To the British members - how did it go today?


#1

To all the British members, I was thinking about you all today. How did the meeting at Bisley go ?
A little show report would be appreciated for those of us who could not go.


#2

It rained, the roadworks were unrelenting, and numbers were slightly down (by my estimation) but I for one had a splendid time.

Ten new drill rounds and one new charger clip left me feeling very happy with the day. Best of all, there were lots of familiar faces, the coffee was hot, the cakes good and Mr Golland did us proud once again.

My highlight was this 0,303" MkIII drill round headstamped E.15 VII. Could the extra set of flash-holes account for its use as a drill cartridge?


I also found a MkIV 0,303" drill round with an undamaged boxwood bullet and a MkV with most of its original black finish.

Does anyone have any idea about for this 7,62x51 headstamped FN (nato) 57 which has a rubber insert in the primer pocket?
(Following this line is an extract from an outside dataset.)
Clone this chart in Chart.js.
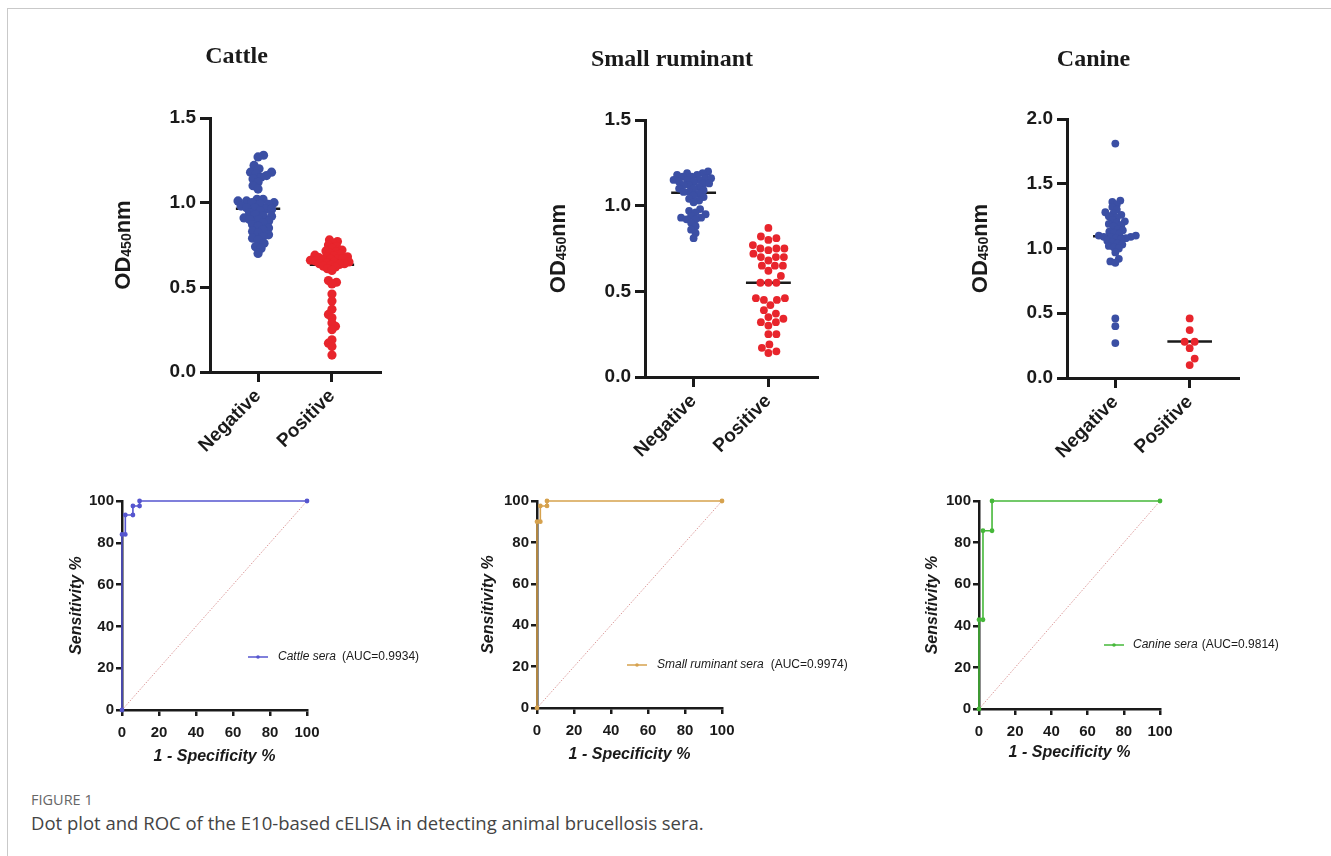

It’s spent time linked which has scarred the case but it’s a colourful critter for a drill cartridge.

To add to the day I got my BSA International to Fulton’s to have a bit of work done to it. Was it worth going? Of course it was, with many thanks to the others there who made it such a worthwhile meeting.

Peter


#3

I’d agree with Peter in that it was worth going, despite having to start out at 4.30 a.m. this morning, and the meeting itself was as enjoyable as always. The disappointment for me was that I could barely find a dozen or so cartridges that were interesting enough to buy. The usual dealers were all there but there seemed to be little new stock on offer. I shall certainly keep going back to Bisley but the Dutch and German shows are looking increasingly tempting.


#4

Yes, there were a few people missing for various reasons, but it was well worth while. I bought hardly any ammo but spent far more time there than I’d expected, just talking to people about all manner of ammo and gun-related topics.

I did pick up the latest, fourth part of Tony Edwards’ excellent series on British Secondary Small Arms 1914-1919 (which naturally includes the ammo too). This one is about Royal Navy equipment, and includes all sorts of oddities like Winchester lever-action carbines (Model 1892 in .44-40 and Model 94 in .30-30), Chilean and Brazilian Mausers in 7x57, ancient single-shot rifles and sundry US pistols.


#5

I can agree with all the previous posts. There were several regulars who were missing for various reasons, but it was an excellent day out.

I only picked up four rounds, but I sold a few books (thanks for the kind words, Tony) and of course the social aspects are just as important. Meeting up with old friends and simply talking about the ammo is a very enoyable way to pass a Saturday morning.

Regards
TonyE


#6

Definitely a good day out, on every level.

But … forty years of playing guitars has left me with finger tips that lack the feel to read headstamps by touch alone. The subtle intaglio on many cartridges is not conducive to reading like braille. The lighting in the room was so dim it made some form of portable lighting almost essential. Three cheers for my Maglight.

Happy collecting, Peter


#7

Reading headstamps by touch???

I have enough trouble reading them by eye even with a glass!

Regards
tonyE


#8

I found a few nice bits there. I took a look in Fulton’s as well, I found a bag of 20 fired .222 Rem cases for £2. Doesn’t sound like anything remarkable I know. However, when they all have the headstamp and particular style you have been looking for for a few years to replace a damaged example it is good to know you now have 20 of them.